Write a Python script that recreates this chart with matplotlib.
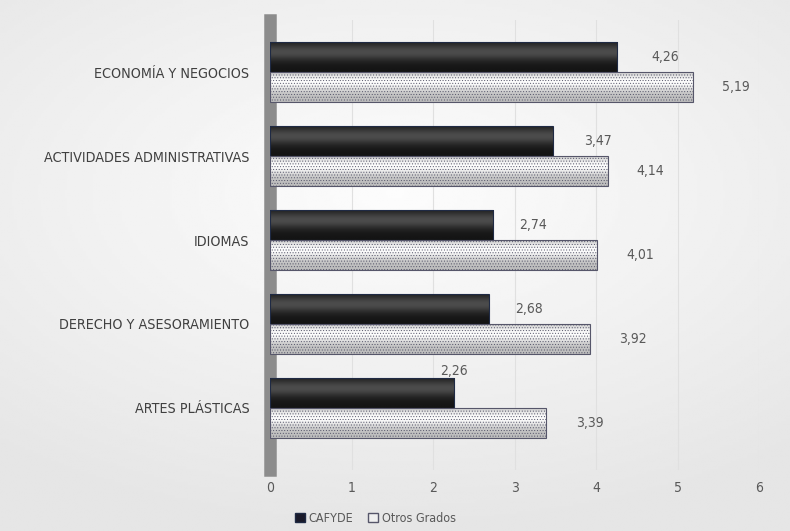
import numpy as np
import matplotlib
matplotlib.use("Agg")
import matplotlib.pyplot as plt
from matplotlib.patches import Patch

# Datos
categorias = ["ECONOMÍA Y NEGOCIOS", "ACTIVIDADES ADMINISTRATIVAS", "IDIOMAS",
              "DERECHO Y ASESORAMIENTO", "ARTES PLÁSTICAS"]
cafyde = [4.26, 3.47, 2.74, 2.68, 2.26]
otros = [5.19, 4.14, 4.01, 3.92, 3.39]
xticks = [0, 1, 2, 3, 4, 5, 6]

# desplazamiento (pixeles) de las etiquetas de CAFYDE, como en el original
desp_cafyde = [(48, 0), (45, 0), (40, 0), (40, 0), (0, 22)]

plt.rcParams['font.family'] = ['DejaVu Sans']
plt.rcParams['font.stretch'] = 'condensed'
plt.rcParams['hatch.linewidth'] = 0.4
plt.rcParams['hatch.color'] = '#b4b4bc'
gris_texto = '#595959'

fig = plt.figure(figsize=(7.9, 5.31), dpi=100)

# fondo con degradado
bg = fig.add_axes([0, 0, 1, 1], zorder=-10)
yy, xx = np.mgrid[-1:1:200j, -1:1:300j]
r = np.sqrt((xx * 0.9) ** 2 + (yy * 1.1 + 0.3) ** 2)
bg.imshow(0.99 - 0.09 * np.clip(r, 0, 1.4) / 1.4, cmap='gray', vmin=0, vmax=1,
          aspect='auto', extent=[0, 1, 0, 1])
bg.axis('off')

ax = fig.add_axes([0.342, 0.115, 0.619, 0.847])
ax.patch.set_alpha(0)

n = len(categorias)
y = np.arange(n)[::-1]
h = 0.36

b1 = ax.barh(y + h / 2, cafyde, height=h, color='none', edgecolor='#1f2a44',
             linewidth=0.8, zorder=4)
b2 = ax.barh(y - h / 2, otros, height=h, color='none', edgecolor='#56566a',
             linewidth=0.8, hatch='......', zorder=4)

# degradado tipo cilindro
t = np.linspace(0, 1, 60)
perfil = np.exp(-((t - 0.35) / 0.28) ** 2)
grad_negro = (0.08 + 0.22 * perfil)[:, None]
grad_blanco = (0.74 + 0.25 * perfil)[:, None]
for barras, grad in ((b1, grad_negro), (b2, grad_blanco)):
    for p in barras:
        x0, y0 = p.get_x(), p.get_y()
        w, hh = p.get_width(), p.get_height()
        im = ax.imshow(grad, cmap='gray', vmin=0, vmax=1, aspect='auto',
                       extent=[x0, x0 + w, y0, y0 + hh], zorder=3,
                       origin='upper')
        im.set_clip_path(p)

# etiquetas de valores
for p, v, d in zip(b1, cafyde, desp_cafyde):
    ax.annotate(f"{v:.2f}".replace('.', ','), (v, p.get_y() + p.get_height() / 2),
                xytext=d, textcoords='offset pixels', ha='center',
                va='center', fontsize=10, color=gris_texto)
for p, v in zip(b2, otros):
    ax.annotate(f"{v:.2f}".replace('.', ','), (v, p.get_y() + p.get_height() / 2),
                xytext=(43, 0), textcoords='offset pixels', ha='center',
                va='center', fontsize=10, color=gris_texto)

ax.set_xlim(0, 6)
ax.set_ylim(-0.74, 4.62)
ax.set_xticks(xticks)
ax.set_xticklabels([str(v) for v in xticks], fontsize=10, color=gris_texto)
ax.set_yticks(y)
ax.set_yticklabels(categorias, fontsize=10.3, color='#404040')
ax.tick_params(length=0)
ax.tick_params(axis='x', pad=8)
ax.tick_params(axis='y', pad=15)
ax.grid(axis='x', color='#e0e0e0', linewidth=0.8, zorder=0)
for s in ['top', 'right', 'bottom']:
    ax.spines[s].set_visible(False)
ax.spines['left'].set_color('#8c8c8c')
ax.spines['left'].set_linewidth(9)
ax.spines['left'].set_zorder(2.5)

leg = fig.legend(handles=[Patch(facecolor='#1a1a2a', edgecolor='#1f2a44'),
                          Patch(facecolor='#f0f0f0', edgecolor='#56566a')],
                 labels=['CAFYDE', 'Otros Grados'], loc='lower center',
                 bbox_to_anchor=(0.475, -0.01), ncol=2, frameon=False,
                 fontsize=9, handlelength=0.8, handleheight=0.8,
                 handletextpad=0.3, columnspacing=1.2, labelcolor=gris_texto)

fig.savefig("out.png", dpi=100)
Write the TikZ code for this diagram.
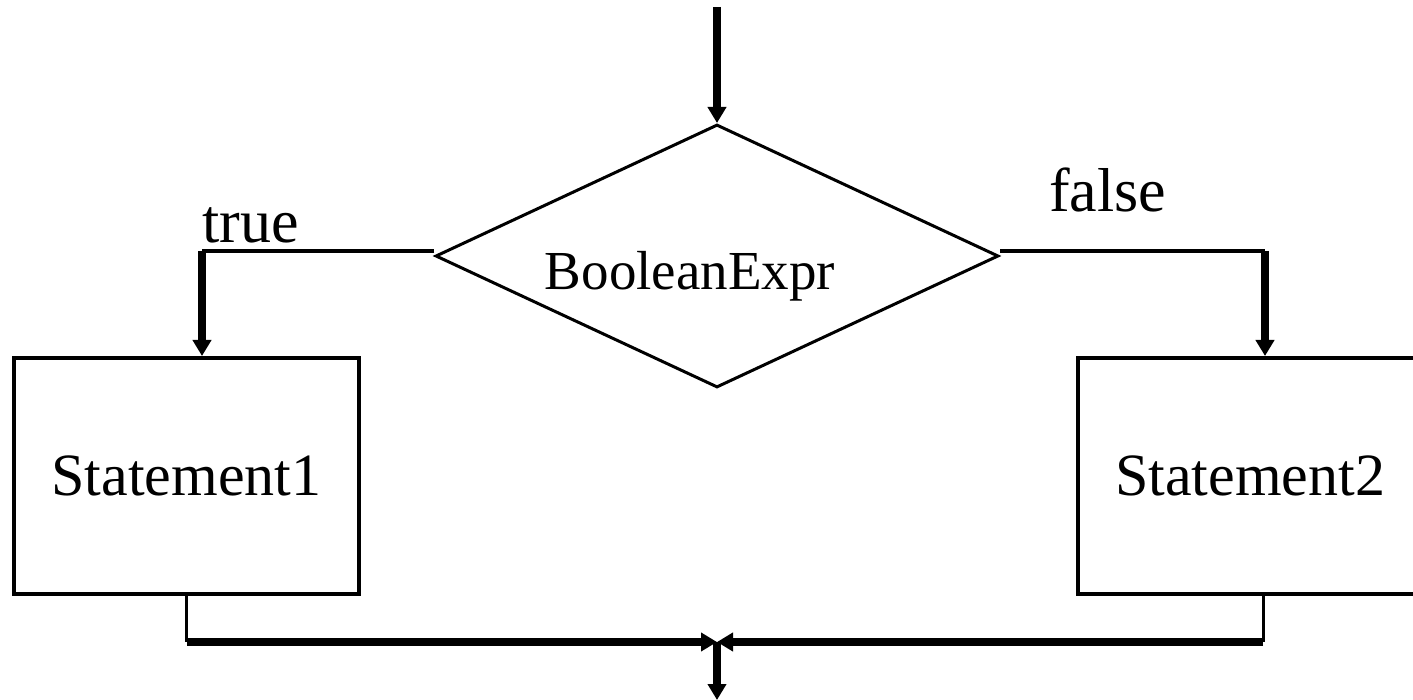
\documentclass[tikz,border=0pt]{standalone}
\usepackage{fontspec}
\setmainfont{Liberation Serif}
\usetikzlibrary{shapes.geometric,arrows.meta}
\tikzset{
  thickarrow/.style={line width=7.5pt,-{Triangle[length=16pt,width=18pt]}},
  thinline/.style={line width=3.5pt},
  stubline/.style={line width=3pt},
  stmtbox/.style={draw,line width=4pt,rectangle,minimum width=345pt,minimum height=236pt,inner sep=0pt,font=\fontsize{60}{60}\selectfont},
  decbox/.style={draw,line width=3pt,diamond,minimum width=563pt,minimum height=263pt,inner sep=0pt},
  lbl/.style={font=\fontsize{62}{62}\selectfont,inner sep=0pt}
}
\begin{document}
\begin{tikzpicture}[x=1pt,y=-1pt]
\useasboundingbox (0,0) rectangle (1413,700);
\node[decbox] (D) at (717,256) {};
\node[font=\fontsize{55}{55}\selectfont,inner sep=0pt,anchor=base] (Dt) at (690,290) {BooleanExpr};
\node[stmtbox] (B1) at (186.5,476) {Statement1};
\node[stmtbox] (B2) at (1250,476) {Statement2};
\node[lbl,anchor=base west] (T) at (202,243) {true};
\node[lbl,anchor=base west] (F) at (1049,212) {false};
\coordinate (top) at (717,7);
\coordinate (c1) at (202,251);
\coordinate (c2) at (1265,251);
\coordinate (m) at (717,642);
\coordinate (l1) at (186.5,642);
\coordinate (r1) at (1263,642);
\coordinate (bot) at (717,700);
\draw[thickarrow] (top) -- (D.north);
\draw[thinline] (c1 -| D.west) -- (c1);
\draw[thickarrow] (c1) -- (c1 |- B1.north);
\draw[thinline] (c2 -| D.east) -- (c2);
\draw[thickarrow] (c2) -- (c2 |- B2.north);
\draw[stubline] (B1.south) -- (l1);
\draw[stubline] (r1 |- B2.south) -- (r1);
\draw[thickarrow] (l1) -- (m);
\draw[thickarrow] (r1) -- (m);
\draw[thickarrow] (m) -- (bot);
\end{tikzpicture}
\end{document}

* * *

Your task
Give the material again exactly as it is, but keep the pictures out.

Answer below
Write a Python script that recreates this chart with matplotlib.
import numpy as np
import matplotlib
matplotlib.use("Agg")
import matplotlib.pyplot as plt
from matplotlib.patches import Patch

# Datos
categorias = ["ECONOMÍA Y NEGOCIOS", "ACTIVIDADES ADMINISTRATIVAS", "IDIOMAS",
              "DERECHO Y ASESORAMIENTO", "ARTES PLÁSTICAS"]
cafyde = [4.26, 3.47, 2.74, 2.68, 2.26]
otros = [5.19, 4.14, 4.01, 3.92, 3.39]
xticks = [0, 1, 2, 3, 4, 5, 6]

# desplazamiento (pixeles) de las etiquetas de CAFYDE, como en el original
desp_cafyde = [(48, 0), (45, 0), (40, 0), (40, 0), (0, 22)]

plt.rcParams['font.family'] = ['DejaVu Sans']
plt.rcParams['font.stretch'] = 'condensed'
plt.rcParams['hatch.linewidth'] = 0.4
plt.rcParams['hatch.color'] = '#b4b4bc'
gris_texto = '#595959'

fig = plt.figure(figsize=(7.9, 5.31), dpi=100)

# fondo con degradado
bg = fig.add_axes([0, 0, 1, 1], zorder=-10)
yy, xx = np.mgrid[-1:1:200j, -1:1:300j]
r = np.sqrt((xx * 0.9) ** 2 + (yy * 1.1 + 0.3) ** 2)
bg.imshow(0.99 - 0.09 * np.clip(r, 0, 1.4) / 1.4, cmap='gray', vmin=0, vmax=1,
          aspect='auto', extent=[0, 1, 0, 1])
bg.axis('off')

ax = fig.add_axes([0.342, 0.115, 0.619, 0.847])
ax.patch.set_alpha(0)

n = len(categorias)
y = np.arange(n)[::-1]
h = 0.36

b1 = ax.barh(y + h / 2, cafyde, height=h, color='none', edgecolor='#1f2a44',
             linewidth=0.8, zorder=4)
b2 = ax.barh(y - h / 2, otros, height=h, color='none', edgecolor='#56566a',
             linewidth=0.8, hatch='......', zorder=4)

# degradado tipo cilindro
t = np.linspace(0, 1, 60)
perfil = np.exp(-((t - 0.35) / 0.28) ** 2)
grad_negro = (0.08 + 0.22 * perfil)[:, None]
grad_blanco = (0.74 + 0.25 * perfil)[:, None]
for barras, grad in ((b1, grad_negro), (b2, grad_blanco)):
    for p in barras:
        x0, y0 = p.get_x(), p.get_y()
        w, hh = p.get_width(), p.get_height()
        im = ax.imshow(grad, cmap='gray', vmin=0, vmax=1, aspect='auto',
                       extent=[x0, x0 + w, y0, y0 + hh], zorder=3,
                       origin='upper')
        im.set_clip_path(p)

# etiquetas de valores
for p, v, d in zip(b1, cafyde, desp_cafyde):
    ax.annotate(f"{v:.2f}".replace('.', ','), (v, p.get_y() + p.get_height() / 2),
                xytext=d, textcoords='offset pixels', ha='center',
                va='center', fontsize=10, color=gris_texto)
for p, v in zip(b2, otros):
    ax.annotate(f"{v:.2f}".replace('.', ','), (v, p.get_y() + p.get_height() / 2),
                xytext=(43, 0), textcoords='offset pixels', ha='center',
                va='center', fontsize=10, color=gris_texto)

ax.set_xlim(0, 6)
ax.set_ylim(-0.74, 4.62)
ax.set_xticks(xticks)
ax.set_xticklabels([str(v) for v in xticks], fontsize=10, color=gris_texto)
ax.set_yticks(y)
ax.set_yticklabels(categorias, fontsize=10.3, color='#404040')
ax.tick_params(length=0)
ax.tick_params(axis='x', pad=8)
ax.tick_params(axis='y', pad=15)
ax.grid(axis='x', color='#e0e0e0', linewidth=0.8, zorder=0)
for s in ['top', 'right', 'bottom']:
    ax.spines[s].set_visible(False)
ax.spines['left'].set_color('#8c8c8c')
ax.spines['left'].set_linewidth(9)
ax.spines['left'].set_zorder(2.5)

leg = fig.legend(handles=[Patch(facecolor='#1a1a2a', edgecolor='#1f2a44'),
                          Patch(facecolor='#f0f0f0', edgecolor='#56566a')],
                 labels=['CAFYDE', 'Otros Grados'], loc='lower center',
                 bbox_to_anchor=(0.475, -0.01), ncol=2, frameon=False,
                 fontsize=9, handlelength=0.8, handleheight=0.8,
                 handletextpad=0.3, columnspacing=1.2, labelcolor=gris_texto)

fig.savefig("out.png", dpi=100)
Write the TikZ code for this diagram.
\documentclass[tikz,border=0pt]{standalone}
\usepackage{fontspec}
\setmainfont{Liberation Serif}
\usetikzlibrary{shapes.geometric,arrows.meta}
\tikzset{
  thickarrow/.style={line width=7.5pt,-{Triangle[length=16pt,width=18pt]}},
  thinline/.style={line width=3.5pt},
  stubline/.style={line width=3pt},
  stmtbox/.style={draw,line width=4pt,rectangle,minimum width=345pt,minimum height=236pt,inner sep=0pt,font=\fontsize{60}{60}\selectfont},
  decbox/.style={draw,line width=3pt,diamond,minimum width=563pt,minimum height=263pt,inner sep=0pt},
  lbl/.style={font=\fontsize{62}{62}\selectfont,inner sep=0pt}
}
\begin{document}
\begin{tikzpicture}[x=1pt,y=-1pt]
\useasboundingbox (0,0) rectangle (1413,700);
\node[decbox] (D) at (717,256) {};
\node[font=\fontsize{55}{55}\selectfont,inner sep=0pt,anchor=base] (Dt) at (690,290) {BooleanExpr};
\node[stmtbox] (B1) at (186.5,476) {Statement1};
\node[stmtbox] (B2) at (1250,476) {Statement2};
\node[lbl,anchor=base west] (T) at (202,243) {true};
\node[lbl,anchor=base west] (F) at (1049,212) {false};
\coordinate (top) at (717,7);
\coordinate (c1) at (202,251);
\coordinate (c2) at (1265,251);
\coordinate (m) at (717,642);
\coordinate (l1) at (186.5,642);
\coordinate (r1) at (1263,642);
\coordinate (bot) at (717,700);
\draw[thickarrow] (top) -- (D.north);
\draw[thinline] (c1 -| D.west) -- (c1);
\draw[thickarrow] (c1) -- (c1 |- B1.north);
\draw[thinline] (c2 -| D.east) -- (c2);
\draw[thickarrow] (c2) -- (c2 |- B2.north);
\draw[stubline] (B1.south) -- (l1);
\draw[stubline] (r1 |- B2.south) -- (r1);
\draw[thickarrow] (l1) -- (m);
\draw[thickarrow] (r1) -- (m);
\draw[thickarrow] (m) -- (bot);
\end{tikzpicture}
\end{document}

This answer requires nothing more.